Остановимся, обратим внимание на фамилию Киселёв
[204]. Даже странно, что она не прозвучала раньше, потому как Павел Дмитриевич — один из ближайших друзей и давних сослуживцев нашего героя — как и князь Волконский.
Кстати, они все трое были одногодками, но если Орлов поступил в Кавалергардский полк юнкером в 1805 году и дрался при Аустерлице, заработав там офицерские эполеты (ну да, эполет в то время в Русской императорской армии ещё не было, зато звучит красиво!), то Киселёв, как и князь, пришёл в полк в 1806 году и тоже офицером — но корнетом. Все трое участвовали в Прусском походе, прошли Отечественную войну. «Во время Бородинского сражения он, за убылью старших офицеров, некоторое время командовал эскадроном и получил орден Св. Анны 4 ст. В сентябре Киселёв был назначен адъютантом к графу Милорадовичу
[205], командовавшему арьергардом…»
В этой должности Павел оставался до конца кампании, которую завершил в чине ротмистра, а в 1815 году был произведён в полковники. Милорадович, как известно, «тяготился письменной отчётностью», да и вообще докладывать не любил, а у Киселёва это получалось прекрасно, так что вскоре он стал не только известен императору, которому докладывал от имени своего начальника как письменно, так и лично, но и получил флигель-адъютантские аксельбанты… Как ранее и его друзья, давно уже пребывавшие в генеральских чинах — но, как мы говорили, на должностях не самых завидных.
Киселёв успешно выполнил несколько поручений Александра I. В 1816 году он подал государю записку о постепенном уничтожении рабства в России, но, в отличие от Орлова, упорствовать в своём либерализме не стал, а потому, будучи произведён в 1817 году в генерал-майоры, получил назначение «состоять при Особе Его Императорского Величества», что было гораздо перспективнее, нежели командовать бригадой или быть начальником корпусного штаба во 2-й армии.

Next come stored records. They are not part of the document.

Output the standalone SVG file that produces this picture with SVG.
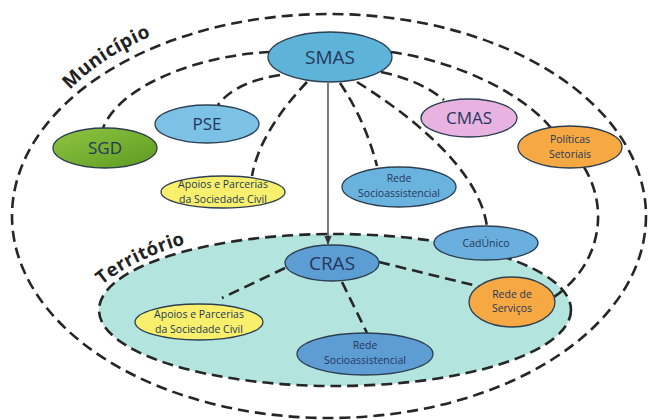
<svg xmlns="http://www.w3.org/2000/svg" width="648" height="420" viewBox="0 0 648 420">
<defs>
<style>
.dash{fill:none;stroke:#262626;stroke-width:2.6;stroke-dasharray:11 6;}
.terr{fill:#b3e4de;stroke:#262626;stroke-width:2.6;stroke-dasharray:11 6;}
.node{stroke:#2c3e50;stroke-width:1.3;}
.t{font-family:"Open Sans","Liberation Sans",sans-serif;fill:#25375a;text-anchor:middle;}
.big{font-size:19px;}
.mid{font-size:17px;}
.sm{font-size:10.5px;}
.lbl{font-family:"Open Sans","Liberation Sans",sans-serif;font-weight:bold;font-size:19px;fill:#222;letter-spacing:0.5px;}
</style>
<linearGradient id="gGreen" x1="0" y1="0" x2="1" y2="1"><stop offset="0" stop-color="#8fc641"/><stop offset="1" stop-color="#5d9a22"/></linearGradient>
<marker id="arr" viewBox="0 0 10 10" refX="9" refY="5" markerWidth="7" markerHeight="7" orient="auto"><path d="M0,1 L10,5 L0,9 z" fill="#333"/></marker>
<path id="pMun" d="M 70,90 Q 108,50 178,26"/>
<path id="pTer" d="M 102,285 Q 137,256 200,240"/>
</defs>
<rect width="648" height="420" fill="#ffffff"/>

<g id="municipio">
<ellipse cx="329" cy="216" rx="317" ry="202" class="dash"/>
<text class="lbl"><textPath href="#pMun">Município</textPath></text>
</g>

<g id="territorio">
<ellipse cx="335" cy="310" rx="236" ry="76" class="terr"/>
<text class="lbl" style="font-size:18.5px"><textPath href="#pTer">Território</textPath></text>
</g>

<g id="connectors">
<path class="dash" d="M270,52 C200,55 120,85 103,128"/>
<path class="dash" d="M280,75 Q235,82 218,105"/>
<path class="dash" d="M307,82 C285,105 258,140 252,176"/>
<path class="dash" d="M391,52 C450,60 520,90 551,128"/>
<path class="dash" d="M381,72 Q420,80 444,100"/>
<path class="dash" d="M357,82 C410,115 480,170 487,227"/>
<path class="dash" d="M340,83 Q365,120 377,166"/>
<path class="dash" d="M584,167 C610,210 600,265 554,297"/>
<path class="dash" d="M379,262 L481,287"/>
<path class="dash" d="M285,268 L222,298"/>
<path class="dash" d="M342,282 L367,333"/>
<line x1="328" y1="83" x2="328" y2="244" stroke="#333" stroke-width="1.3" marker-end="url(#arr)"/>
</g>

<g id="smas"><ellipse cx="330" cy="57" rx="62" ry="25" fill="#5eb4d8" class="node"/><text class="t big" x="330" y="64">SMAS</text></g>
<g id="pse"><ellipse cx="207" cy="124" rx="52" ry="19" fill="#7cc1e6" class="node"/><text class="t mid" x="207" y="130">PSE</text></g>
<g id="sgd"><ellipse cx="105" cy="148" rx="52" ry="20" fill="url(#gGreen)" class="node"/><text class="t mid" x="105" y="154">SGD</text></g>
<g id="apoios1"><ellipse cx="223" cy="192" rx="62" ry="16" fill="#f8f06c" class="node"/><text class="t sm" x="223" y="188">Apoios e Parcerias</text><text class="t sm" x="223" y="202.5">da Sociedade Civil</text></g>
<g id="cmas"><ellipse cx="469" cy="118" rx="48" ry="19" fill="#e8b3e1" class="node"/><text class="t mid" x="469" y="124">CMAS</text></g>
<g id="politicas"><ellipse cx="570" cy="147" rx="52" ry="21" fill="#f6a943" class="node"/><text class="t sm" x="570" y="143">Políticas</text><text class="t sm" x="570" y="157.5">Setoriais</text></g>
<g id="redesocio1"><ellipse cx="399" cy="187" rx="57" ry="20" fill="#6bb3df" class="node"/><text class="t sm" x="399" y="182">Rede</text><text class="t sm" x="399" y="196.5">Socioassistencial</text></g>
<g id="cadunico"><ellipse cx="486" cy="243" rx="52" ry="17" fill="#6aaedd" class="node"/><text class="t sm" x="486" y="247">CadÚnico</text></g>
<g id="cras"><ellipse cx="332" cy="263" rx="47" ry="18" fill="#5c9dd3" class="node"/><text class="t big" x="332" y="270">CRAS</text></g>
<g id="redeservicos"><ellipse cx="512" cy="302" rx="43" ry="25" fill="#f6a943" class="node"/><text class="t sm" x="512" y="297.5">Rede de</text><text class="t sm" x="512" y="312">Serviços</text></g>
<g id="apoios2"><ellipse cx="199" cy="322" rx="64" ry="18" fill="#f8f06c" class="node"/><text class="t sm" x="199" y="318">Apoios e Parcerias</text><text class="t sm" x="199" y="332.5">da Sociedade Civil</text></g>
<g id="redesocio2"><ellipse cx="365" cy="354" rx="68" ry="21" fill="#5e9dd4" class="node"/><text class="t sm" x="365" y="349">Rede</text><text class="t sm" x="365" y="363.5">Socioassistencial</text></g>
</svg>
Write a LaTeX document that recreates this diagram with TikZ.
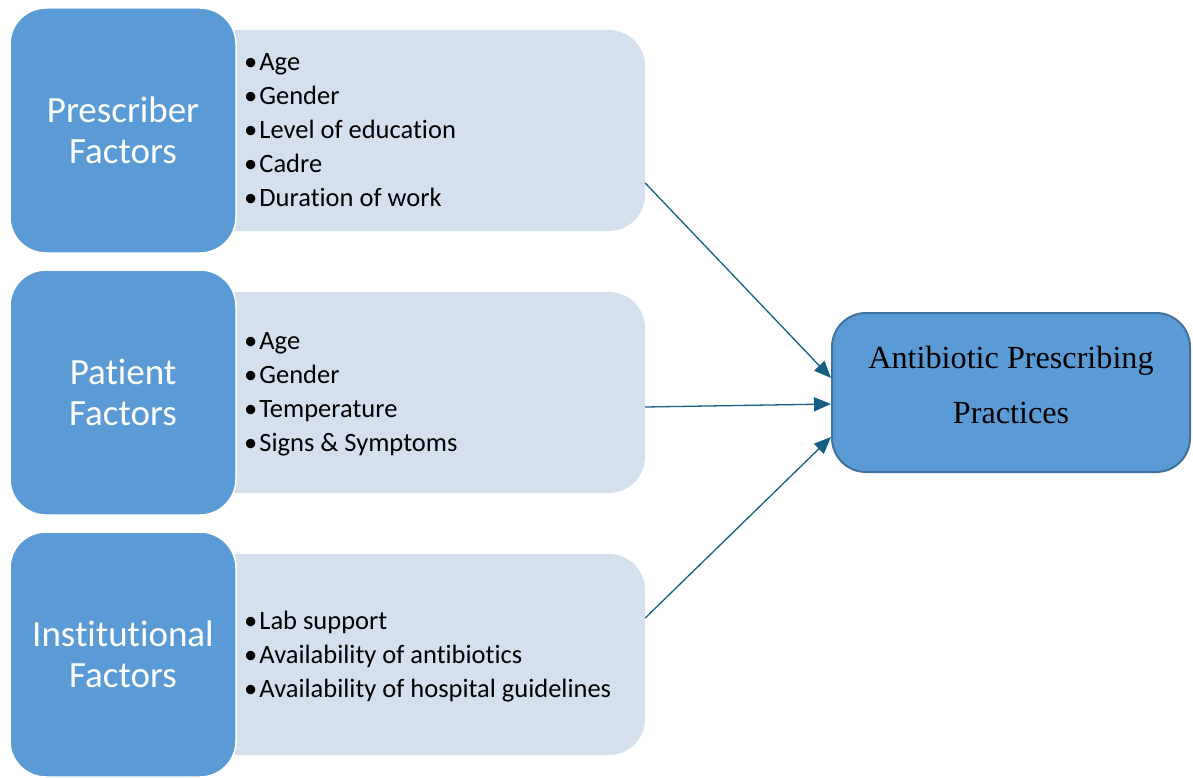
\documentclass[tikz,border=0pt]{standalone}
\usepackage{fontspec}
\setmainfont{Carlito}[Ligatures=NoCommon]
\newfontfamily\serifface{Liberation Serif}
\usetikzlibrary{arrows.meta,calc}
\definecolor{mainblue}{HTML}{5B9BD5}
\definecolor{lightblue}{HTML}{D5E0EF}
\definecolor{arrowcol}{HTML}{156082}
\definecolor{borderblue}{HTML}{41719C}
\tikzset{
  factorbox/.style={fill=mainblue, draw=white, line width=1.5pt, rounded corners=36pt,
    minimum width=226pt, minimum height=245pt, inner sep=0pt, align=center,
    text=white, font=\fontsize{37}{41}\selectfont},
  listbox/.style={fill=lightblue, draw=none, rounded corners=36pt,
    minimum width=445pt, minimum height=201pt, inner sep=0pt},
  listtext/.style={anchor=west, align=left, inner sep=0pt, font=\fontsize{26.5}{34}\selectfont},
  outcomebox/.style={fill=mainblue, draw=borderblue, line width=2pt, rounded corners=34pt,
    minimum width=358pt, minimum height=159pt, inner sep=0pt},
  outcometext/.style={align=center, inner sep=0pt, font=\serifface\fontsize{32.2}{55}\selectfont},
  conn/.style={draw=arrowcol, line width=1.3pt, -{Triangle[length=17pt,width=14pt]}}
}
\newcommand{\bul}{•\hspace{2pt}}
\begin{document}
\begin{tikzpicture}[x=1pt,y=-1pt]
\useasboundingbox (0,0) rectangle (1193,778);
% list boxes
\node[listbox] (l1) at (422.5,130.5) {};
\node[listbox] (l2) at (422.5,392.5) {};
\node[listbox] (l3) at (422.5,654.5) {};
% factor boxes
\node[factorbox] (f1) at (123,130.5) {Prescriber\\Factors};
\node[factorbox] (f2) at (123,392.5) {Patient\\Factors};
\node[factorbox] (f3) at (123,654.5) {Institutional\\Factors};
% list texts
\node[listtext] (t1) at (244,130) {\bul Age\\\bul Gender\\\bul Level of education\\\bul Cadre\\\bul Duration of work};
\node[listtext] (t2) at (244,394) {\bul Age\\\bul Gender\\\bul Temperature\\\bul Signs \& Symptoms};
\node[listtext] (t3) at (244,657) {\bul Lab support\\\bul Availability of antibiotics\\\bul Availability of hospital guidelines};
% outcome
\node[outcomebox] (o) at (1011,392.5) {};
\node[outcometext] (ot) at (1011,385) {Antibiotic Prescribing\\Practices};
% connectors
\draw[conn] ($(l1.east)+(0,52.5)$) -- ($(o.west)+(0,-14.5)$);
\draw[conn] ($(l2.east)+(0,14.5)$) -- ($(o.west)+(0,11.5)$);
\draw[conn] ($(l3.east)+(0,-36.5)$) -- ($(o.west)+(0,44.5)$);
\end{tikzpicture}
\end{document}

Впрочем, служить во 2-ю армию он поехал, но сразу на должность начальника штаба — то есть вторым лицом после главнокомандующего. Произошло это в феврале 1819 года. Кстати, граф Витгенштейн был очень недоволен этим назначением молодого генерала… Таким образом, Павел Дмитриевич обогнал в должности своих друзей — однако они для него так и остались друзьями.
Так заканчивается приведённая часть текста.